Additionally, the gaming lobby has very little to offer in terms of building a lasting community for the game. You can create a custom match and invite your friends to play it with you, but there is no option for picking what game mode you prefer. If you happen to play six games of capture-the-flag in a row, tough luck. There’s also surprisingly long wait times when searching for a match. I tried playing in the morning, afternoon, and evening for this review, and I experienced evening load times – when the lobbies should have been fullest – that were nearly as long as the rest of the day. Make no mistake – I am a believer in patience, but when you have to wait nearly as long as a normal match, it drains whatever momentum you might have had and limits the appeal of playing online. There’s also no penalty if a player drops out or loses connection during match; even more upsetting is that there is no auto-balance for those games. If you find yourself on the short end of a four-on-two match, well, you have my prayers because those numbers won’t change.
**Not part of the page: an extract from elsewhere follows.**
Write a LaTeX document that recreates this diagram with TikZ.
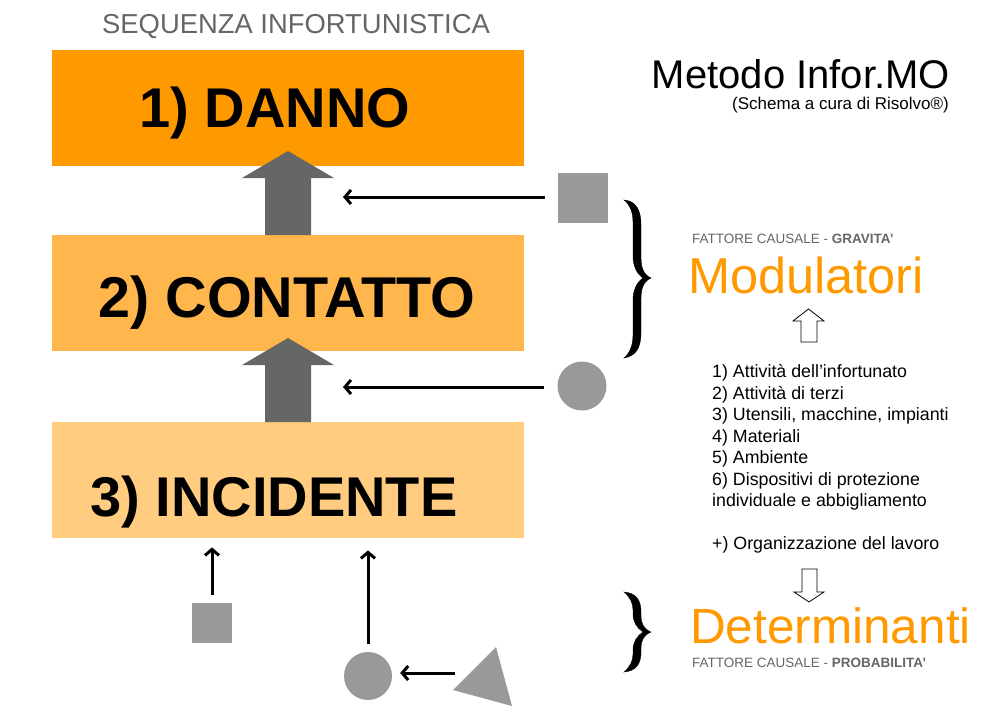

I would be remiss if I didn’t mention what was the most surprising and entertaining moment of Nexuiz. There is a specific mutator that affects the sound effect of your guns and movements – a hilarious moment that really emphasizes how much fun the developers want you to have with this game. If consequential updates offer more arenas, game modes, and a few other balancing gameplay changes, this game could have a lasting power that other titles can’t even imagine. At a cheap 800 Microsoft points, the game certainly merits trying. It goes without saying that as more people purchase it, the game’s experience will only become better. Until then, long load times and a tough reward system ensure that it certainly caters to the niche of insanely fast-shooters, but might be unforgiving and underwhelming to other types of gamers.